━━━━━ INFORMATION PROVIDED ━━━━━

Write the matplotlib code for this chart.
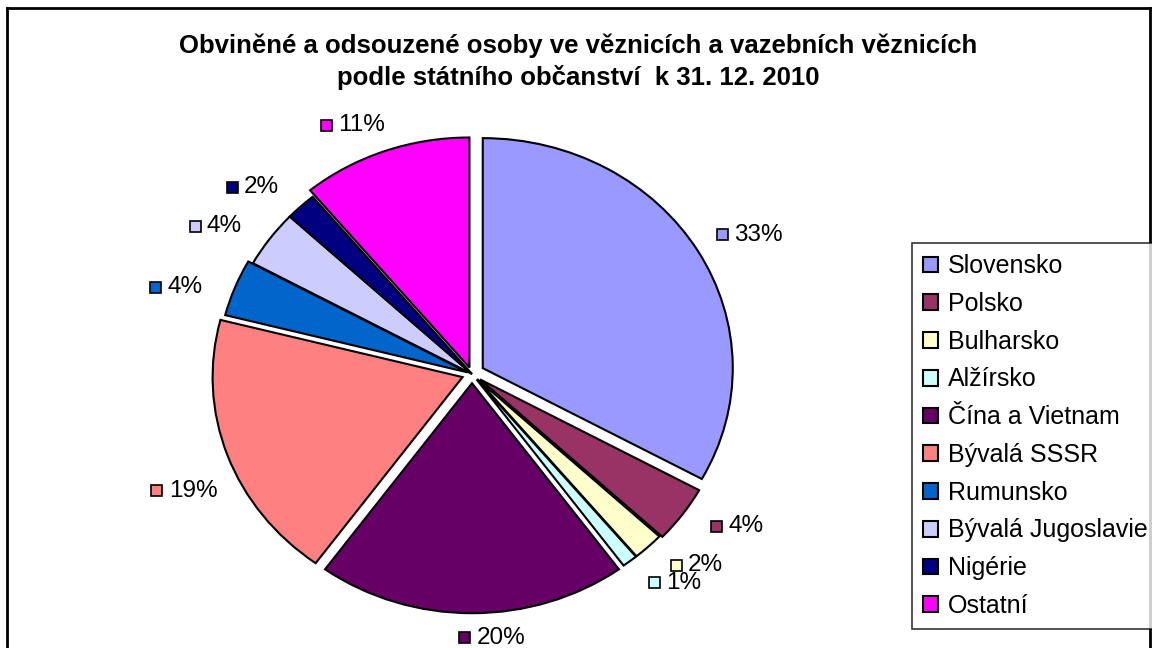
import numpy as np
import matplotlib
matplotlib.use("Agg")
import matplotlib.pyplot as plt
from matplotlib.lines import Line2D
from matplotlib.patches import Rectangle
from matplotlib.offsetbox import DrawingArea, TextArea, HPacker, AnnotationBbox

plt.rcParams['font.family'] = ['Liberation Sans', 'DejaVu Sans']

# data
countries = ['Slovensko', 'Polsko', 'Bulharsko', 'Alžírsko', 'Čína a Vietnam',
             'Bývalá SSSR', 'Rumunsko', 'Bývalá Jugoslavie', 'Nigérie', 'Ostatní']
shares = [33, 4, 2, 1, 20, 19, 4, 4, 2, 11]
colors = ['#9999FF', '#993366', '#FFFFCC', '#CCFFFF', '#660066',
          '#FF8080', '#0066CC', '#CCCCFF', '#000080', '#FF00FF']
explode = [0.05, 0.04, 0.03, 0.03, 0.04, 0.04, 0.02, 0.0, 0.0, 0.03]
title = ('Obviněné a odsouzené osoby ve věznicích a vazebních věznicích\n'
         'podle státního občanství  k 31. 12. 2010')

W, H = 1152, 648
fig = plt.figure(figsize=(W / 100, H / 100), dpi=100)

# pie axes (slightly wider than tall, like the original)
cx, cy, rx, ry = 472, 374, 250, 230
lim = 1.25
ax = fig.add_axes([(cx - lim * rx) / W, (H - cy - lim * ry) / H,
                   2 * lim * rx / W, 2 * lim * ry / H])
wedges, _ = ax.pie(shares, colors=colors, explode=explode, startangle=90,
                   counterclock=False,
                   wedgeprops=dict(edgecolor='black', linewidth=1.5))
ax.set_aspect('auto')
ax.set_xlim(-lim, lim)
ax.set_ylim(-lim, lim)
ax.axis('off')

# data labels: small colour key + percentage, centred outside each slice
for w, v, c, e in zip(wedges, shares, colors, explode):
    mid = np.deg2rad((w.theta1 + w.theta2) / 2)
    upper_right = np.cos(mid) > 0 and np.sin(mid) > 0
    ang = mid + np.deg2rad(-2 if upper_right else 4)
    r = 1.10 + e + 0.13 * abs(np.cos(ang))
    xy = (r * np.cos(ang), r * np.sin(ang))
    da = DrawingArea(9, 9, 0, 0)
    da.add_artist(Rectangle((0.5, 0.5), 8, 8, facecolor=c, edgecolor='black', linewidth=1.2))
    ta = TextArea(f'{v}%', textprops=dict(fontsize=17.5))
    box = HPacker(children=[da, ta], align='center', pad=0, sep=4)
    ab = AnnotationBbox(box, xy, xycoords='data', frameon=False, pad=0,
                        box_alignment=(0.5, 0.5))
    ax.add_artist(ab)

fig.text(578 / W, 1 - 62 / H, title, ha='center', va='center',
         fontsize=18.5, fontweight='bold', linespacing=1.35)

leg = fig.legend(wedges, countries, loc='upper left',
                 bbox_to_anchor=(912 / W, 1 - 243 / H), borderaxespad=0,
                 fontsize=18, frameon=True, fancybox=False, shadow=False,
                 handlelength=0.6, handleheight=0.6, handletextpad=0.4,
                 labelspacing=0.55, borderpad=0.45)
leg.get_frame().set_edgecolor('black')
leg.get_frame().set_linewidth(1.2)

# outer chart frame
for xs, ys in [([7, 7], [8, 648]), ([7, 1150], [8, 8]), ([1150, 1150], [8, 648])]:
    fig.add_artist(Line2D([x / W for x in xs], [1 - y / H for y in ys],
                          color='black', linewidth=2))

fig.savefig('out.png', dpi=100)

━━━━━

▶ STATED EXERCISE
Repeat, with no pictures, each line from the beginning of the data through the line containing "fig = plt.figure(figsize=(W", inclusive.

▶ SOLUTION
Write the matplotlib code for this chart.
import numpy as np
import matplotlib
matplotlib.use("Agg")
import matplotlib.pyplot as plt
from matplotlib.lines import Line2D
from matplotlib.patches import Rectangle
from matplotlib.offsetbox import DrawingArea, TextArea, HPacker, AnnotationBbox

plt.rcParams['font.family'] = ['Liberation Sans', 'DejaVu Sans']

# data
countries = ['Slovensko', 'Polsko', 'Bulharsko', 'Alžírsko', 'Čína a Vietnam',
             'Bývalá SSSR', 'Rumunsko', 'Bývalá Jugoslavie', 'Nigérie', 'Ostatní']
shares = [33, 4, 2, 1, 20, 19, 4, 4, 2, 11]
colors = ['#9999FF', '#993366', '#FFFFCC', '#CCFFFF', '#660066',
          '#FF8080', '#0066CC', '#CCCCFF', '#000080', '#FF00FF']
explode = [0.05, 0.04, 0.03, 0.03, 0.04, 0.04, 0.02, 0.0, 0.0, 0.03]
title = ('Obviněné a odsouzené osoby ve věznicích a vazebních věznicích\n'
         'podle státního občanství  k 31. 12. 2010')

W, H = 1152, 648
fig = plt.figure(figsize=(W / 100, H / 100), dpi=100)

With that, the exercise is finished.